At 192 feet, the Legacy holds 45 cabins, a capacious dining room and about three dozen crew members; at 40 feet wide, it wends its way through narrow channels, which Alaska’s many bigger cruise ships cannot manage. With brass fittings, wood paneling and a gently curvaceous deck line, the Legacy blends comfort and elegance with modern elements, such as the upper-deck space devoted to morning yoga.
Not one, but two, hot tubs on the same upper deck enable an almost ludicrous indulgence after Glacier Bay. I’m soaking in the hot water, easing hike-sore joints, all by myself while almost everyone else on the boat is on the lower decks watching for orcas. We’ve cruised right near a pod moving through Lynn Canal, on the way to Haines, and when I tire of relaxing in the hot water and filtered sunlight, I can sit up tall and spy the whales arcing through the ocean 250 yards east of the ship.

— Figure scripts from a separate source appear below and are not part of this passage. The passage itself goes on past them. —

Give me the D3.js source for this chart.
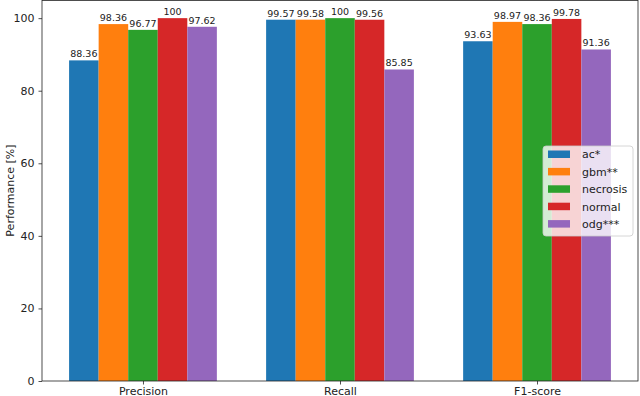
<!DOCTYPE html>
<html>
<head>
<meta charset="utf-8">
<script src="https://cdn.jsdelivr.net/npm/d3@7"></script>
<style>
  html, body { margin: 0; padding: 0; background: white; }
  svg { display: block; font-family: "DejaVu Sans", sans-serif; }
</style>
</head>
<body>
<div id="chart"></div>
<script>
var
  metrics = ["Precision", "Recall", "F1-score"],
  classes = ["ac*", "gbm**", "necrosis", "normal", "odg***"],
  colors = ["#1f77b4", "#ff7f0e", "#2ca02c", "#d62728", "#9467bd"],

  // one array per class, in metric order
  acValues = [88.36, 99.57, 93.63],
  gbmValues = [98.36, 99.58, 98.97],
  necrosisValues = [96.77, 100, 98.36],
  normalValues = [100, 99.56, 99.78],
  odgValues = [97.62, 85.85, 91.36],

  yTicks = [0, 20, 40, 60, 80, 100];

var series = [acValues, gbmValues, necrosisValues, normalValues, odgValues];

var
  WIDTH = 640,
  HEIGHT = 396,
  LEFT = 42,
  RIGHT = 638,
  TOP = 0,
  BOTTOM = 381,
  BAR_WIDTH = 0.15;

var svg = d3.select("#chart").append("svg")
  .attr("width", WIDTH)
  .attr("height", HEIGHT);

svg.append("rect").attr("width", WIDTH).attr("height", HEIGHT).attr("fill", "white");

// matplotlib-like margins: 5% around data range
var x = d3.scaleLinear()
  .domain([-0.5125, 2.5125])
  .range([LEFT, RIGHT]);

var y = d3.scaleLinear()
  .domain([0, 105])
  .range([BOTTOM, TOP]);

// bars
series.forEach(function(values, si){
  var g = svg.append("g").attr("fill", colors[si]);
  values.forEach(function(v, mi){
    var left = mi + (si - 2.5) * BAR_WIDTH;
    g.append("rect")
      .attr("x", x(left))
      .attr("y", y(v))
      .attr("width", x(left + BAR_WIDTH) - x(left))
      .attr("height", y(0) - y(v));
    svg.append("text")
      .attr("x", x(left + BAR_WIDTH / 2))
      .attr("y", y(v) - 3)
      .attr("text-anchor", "middle")
      .attr("font-size", "9.5px")
      .attr("fill", "#222")
      .text(v);
  });
});

// axes
var xAxis = d3.axisBottom(x)
  .tickValues(d3.range(metrics.length))
  .tickFormat(function(d){ return metrics[d]; })
  .tickSize(3.5)
  .tickPadding(3);

var yAxis = d3.axisLeft(y)
  .tickValues(yTicks)
  .tickSize(3.5)
  .tickPadding(4);

var gx = svg.append("g").attr("transform", "translate(0," + BOTTOM + ")").call(xAxis);
var gy = svg.append("g").attr("transform", "translate(" + LEFT + ",0)").call(yAxis);

[gx, gy].forEach(function(g){
  g.select(".domain").remove();
  g.selectAll("text").attr("font-size", "11px").attr("fill", "#222")
    .attr("font-family", "DejaVu Sans, sans-serif");
  g.selectAll("line").attr("stroke", "#222").attr("stroke-width", 0.8);
});

// frame
svg.append("rect")
  .attr("x", LEFT).attr("y", TOP + 0.5)
  .attr("width", RIGHT - LEFT).attr("height", BOTTOM - TOP - 0.5)
  .attr("fill", "none").attr("stroke", "#222").attr("stroke-width", 0.8);

// y label
svg.append("text")
  .attr("transform", "translate(10," + (BOTTOM + TOP) / 2 + ") rotate(-90)")
  .attr("text-anchor", "middle")
  .attr("dy", "0.35em")
  .attr("font-size", "11px")
  .attr("fill", "#222")
  .text("Performance [%]");

// legend
var legend = svg.append("g").attr("transform", "translate(543,146)");
legend.append("rect")
  .attr("width", 90).attr("height", 90)
  .attr("rx", 3)
  .attr("fill", "white").attr("fill-opacity", 0.8)
  .attr("stroke", "#ccc").attr("stroke-width", 0.8);

classes.forEach(function(name, i){
  var rowY = 8.5 + i * 17.4;
  legend.append("rect")
    .attr("x", 5).attr("y", rowY - 4)
    .attr("width", 22).attr("height", 7.5)
    .attr("fill", colors[i]);
  legend.append("text")
    .attr("x", 39).attr("y", rowY)
    .attr("dy", "0.35em")
    .attr("font-size", "11px")
    .attr("fill", "#222")
    .text(name);
});
</script>
</body>
</html>
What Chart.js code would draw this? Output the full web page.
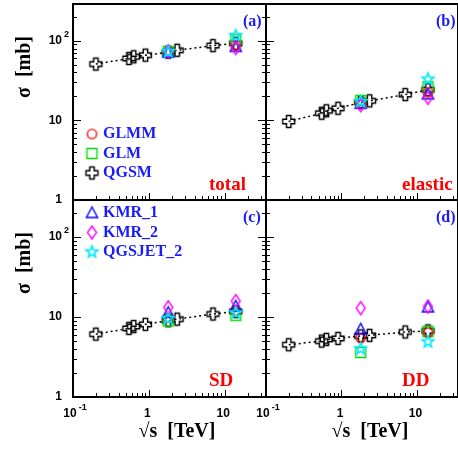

The show goes on for two or three hours, and then it’s time for dinner. Each night the servers and chefs aboard the Legacy prove exceptionally able to meet the disparate gastronomic desires and dietary needs of their guests. For instance, my fiancée Nicole is allergic to salmon, onions and garlic, but that is no problem. The conversation is as energetic as the day’s activities.
“What did you do?” someone asks me. I smile.
“Twenty laps in the hot tub. Orca watching.” On this cruise, adventure comes in many shapes.
For 2019, the Legacy will serve UnCruise sailings on the Alaska Glacier Country route, while the Safari Endeavour, a sleek, modern, 232-foot vessel with 44 cabins, will serve the Whales, Wildlife and Glaciers itinerary.